R returns a difftime object. Dates understand addition and subtraction.

as.Date("2026-01-01") + 30
#> [1] "2026-01-31"

The base R parsing function is as.Date(). It expects ISO 8601 format ("YYYY-MM-DD") by default:

as.Date("2026-03-07")
#> [1] "2026-03-07"
as.Date("07/03/2026", format = "%d/%m/%Y")
#> [1] "2026-03-07"

The format argument uses %Y (4-digit year), %m (month), %d (day), and similar codes. These are hard to remember, which is why lubridate exists.

Exercises

  1. What day number (since 1970-01-01) is today? Use unclass(Sys.Date()).
  2. What date is 1000 days from today? Use Sys.Date() + 1000.
  3. How many days are between "2024-02-28" and "2024-03-01"? (2024 is a leap year.)

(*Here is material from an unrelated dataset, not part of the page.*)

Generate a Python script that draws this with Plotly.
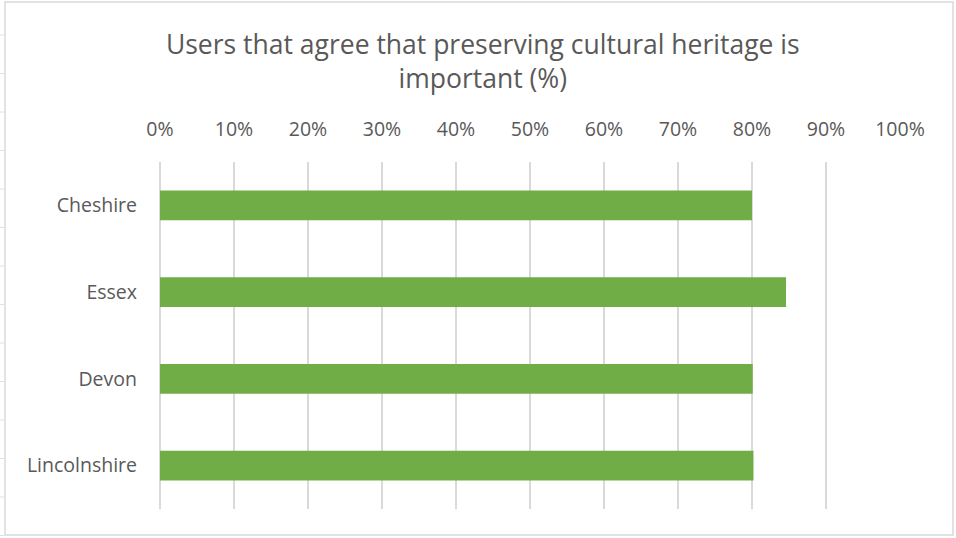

12.7 lubridate: dates for humans

lubridate’s parsing functions are named after the order of components. The function name tells you the format:

ymd("2026-03-07")
#> [1] "2026-03-07"
dmy("07/03/2026")
#> [1] "2026-03-07"
mdy("03-07-2026")
#> [1] "2026-03-07"

All three produce the same date. No format strings, no %Y/%m/%d to remember. The function name is the format.

For date-times:

ymd_hms("2026-03-07 14:30:00")
#> [1] "2026-03-07 14:30:00 UTC"

Extracting components:

d <- ymd("2026-03-07")
year(d)
#> [1] 2026
month(d)
#> [1] 3
day(d)
#> [1] 7
wday(d, label = TRUE)
#> [1] Sat
#> Levels: Sun < Mon < Tue < Wed < Thu < Fri < Sat

Date arithmetic with human-readable units:

d + days(30)
#> [1] "2026-04-06"
d + months(1)
#> [1] "2026-04-07"
d + years(1)
#> [1] "2027-03-07"

lubridate handles month-length differences correctly. Adding one month to January 31 gives February 28 (or 29 in a leap year), not an error.

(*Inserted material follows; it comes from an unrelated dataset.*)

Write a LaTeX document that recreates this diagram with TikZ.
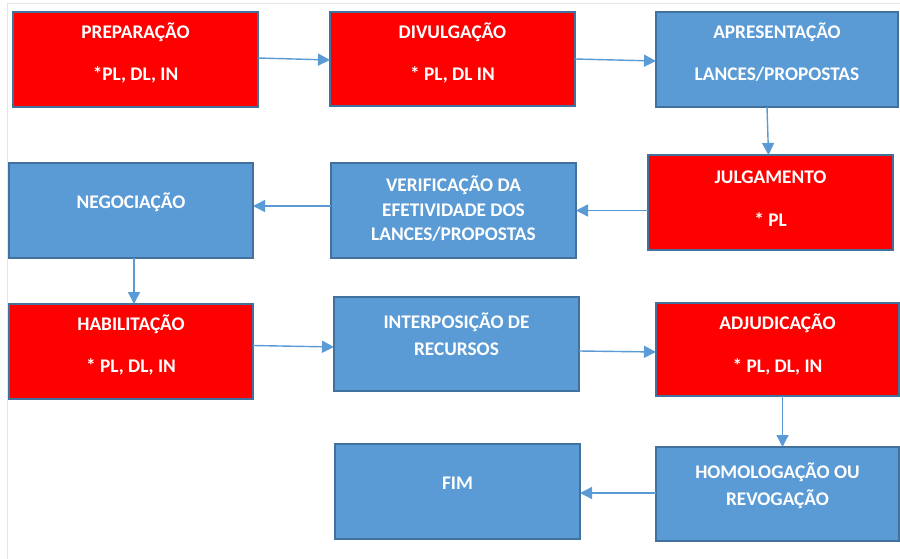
\documentclass[tikz,border=0pt]{standalone}
\usepackage{fontspec}
\setmainfont{Carlito}
\usetikzlibrary{arrows.meta,calc}
\definecolor{boxred}{HTML}{FF0000}
\definecolor{boxblue}{HTML}{5B9BD5}
\definecolor{boxedge}{HTML}{41719C}
\definecolor{arrblue}{HTML}{5B9BD5}
\begin{document}
\begin{tikzpicture}[x=1pt,y=-1pt,
  stage/.style={draw=boxedge, line width=2pt, rectangle, anchor=north west, inner sep=0pt, outer sep=0pt},
  redstage/.style={stage, fill=boxred},
  bluestage/.style={stage, fill=boxblue},
  lbl/.style={text=white, font=\fontsize{19.3}{22}\selectfont\bfseries, inner sep=0pt, anchor=base},
  flow/.style={draw=arrblue, line width=1.4pt, -{Triangle[length=12pt,width=12pt]}},
  frame/.style={draw=black!10, line width=1pt}]
\useasboundingbox (0,0) rectangle (900,559);
\fill[white] (0,0) rectangle (900,559);
\coordinate (ftl) at (7,4);
\coordinate (ftr) at (900,4);
\coordinate (fbl) at (7,559);
\draw[frame] (ftr) -- (ftl) -- (fbl);
% boxes
\node[redstage, minimum width=245pt, minimum height=95pt] (prep) at (13,12) {};
\node[redstage, minimum width=245pt, minimum height=94pt] (div) at (330,12) {};
\node[bluestage, minimum width=242pt, minimum height=95pt] (apres) at (656,12) {};
\node[redstage, minimum width=245pt, minimum height=95pt] (julg) at (648,155) {};
\node[bluestage, minimum width=245pt, minimum height=95pt] (verif) at (331,163) {};
\node[bluestage, minimum width=244pt, minimum height=95pt] (neg) at (9,163) {};
\node[redstage, minimum width=244pt, minimum height=95pt] (hab) at (9,304) {};
\node[bluestage, minimum width=245pt, minimum height=94pt] (interp) at (334,297) {};
\node[redstage, minimum width=243pt, minimum height=93pt] (adj) at (656,303) {};
\node[bluestage, minimum width=243pt, minimum height=94pt] (homol) at (656,447) {};
\node[bluestage, minimum width=245pt, minimum height=95pt] (fim) at (335,444) {};
% labels
\node[lbl] (t1a) at (135.5,39) {PREPARAÇÃO};
\node[lbl] (t1b) at (135.5,81) {*PL, DL, IN};
\node[lbl] (t2a) at (452.5,39) {DIVULGAÇÃO};
\node[lbl] (t2b) at (452.5,81) {* PL, DL IN};
\node[lbl] (t3a) at (777,39) {APRESENTAÇÃO};
\node[lbl] (t3b) at (777,81) {LANCES/PROPOSTAS};
\node[lbl] (t4a) at (770.5,183) {JULGAMENTO};
\node[lbl] (t4b) at (770.5,226) {* PL};
\node[lbl] (t5a) at (453.5,191) {VERIFICAÇÃO DA};
\node[lbl] (t5b) at (453.5,216) {EFETIVIDADE DOS};
\node[lbl] (t5c) at (453.5,240) {LANCES/PROPOSTAS};
\node[lbl] (t6a) at (131,208) {NEGOCIAÇÃO};
\node[lbl] (t7a) at (131,330) {HABILITAÇÃO};
\node[lbl] (t7b) at (131,372) {* PL, DL, IN};
\node[lbl] (t8a) at (456.5,328) {INTERPOSIÇÃO DE};
\node[lbl] (t8b) at (456.5,355) {RECURSOS};
\node[lbl] (t9a) at (777.5,329) {ADJUDICAÇÃO};
\node[lbl] (t9b) at (777.5,372) {* PL, DL, IN};
\node[lbl] (t10a) at (777.5,478) {HOMOLOGAÇÃO OU};
\node[lbl] (t10b) at (777.5,505) {REVOGAÇÃO};
\node[lbl] (t11a) at (457.5,489) {FIM};
% connectors
\draw[flow] ($(prep.east)+(0,-1.5)$) -- ($(div.west)+(0,1)$);
\draw[flow] ($(div.east)+(0,0)$) -- ($(apres.west)+(0,1.5)$);
\draw[flow] ($(apres.south)+(-10,0)$) -- ($(julg.north)+(-2,0)$);
\draw[flow] (julg.west |- verif.east) -- (verif.east);
\draw[flow] ($(verif.west)+(0,-4.5)$) -- ($(neg.east)+(0,-4.5)$);
\draw[flow] ($(neg.south)+(3,0)$) -- ($(hab.north)+(3,0)$);
\draw[flow] ($(hab.east)+(0,-6)$) -- ($(interp.west)+(0,3)$);
\draw[flow] ($(interp.east)+(0,7)$) -- ($(adj.west)+(0,2.5)$);
\draw[flow] ($(adj.south)+(5,0)$) -- ($(homol.north)+(5,0)$);
\draw[flow] ($(homol.west)+(0,-1)$) -- ($(homol.west -| fim.east)+(0,-1)$);
\end{tikzpicture}
\end{document}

lubridate distinguishes three kinds of time spans:

  • Duration: exact number of seconds. ddays(1) is always 86400 seconds.
  • Period: human units. days(1) is “one day,” which could be 23 or 25 hours around daylight saving transitions.
  • Interval: an anchored span with a start and end.

For most work, periods (days(), months(), years()) are what you want. Durations (ddays(), dmonths()) matter when you need physical time.

# How old is R? (first public release: 1993-08-01)
interval(ymd("1993-08-01"), Sys.Date()) %/% years(1)
#> [1] 32
TipOpinion

Parse with lubridate, extract with lubridate, do arithmetic with lubridate. Touch base R date functions only if you have zero dependencies.

Exercises

  1. Parse the following dates: "15-Jan-2024", "2024/06/30", "December 25, 2023". Which lubridate function does each need?
  2. What day of the week were you born? Use ymd() and wday(label = TRUE).
  3. Compute the number of days between "2020-03-01" and "2026-03-01". Then compute the number of months using interval() and %/%.

12.8 Summary

Each of these data types has a matching tidyverse package:

Data type Base R Tidyverse package Prefix
Text paste(), grep(), sub() stringr str_
Categories factor(), levels() forcats fct_
Dates as.Date(), Sys.Date() lubridate ymd(), year(), …

The tidyverse packages give these operations a consistent interface and naming scheme. In some cases (like str_detect vs grepl) it is mostly cosmetic; in others (like lubridate’s timezone handling) the package catches real bugs that base R silently lets through.

In Chapter 11, you learned to structure data. In this chapter, you learned to handle the three messiest column types. In Chapter 14, you will combine both: transforming and summarizing data frames with dplyr, using stringr, forcats, and lubridate inside mutate() and filter() calls.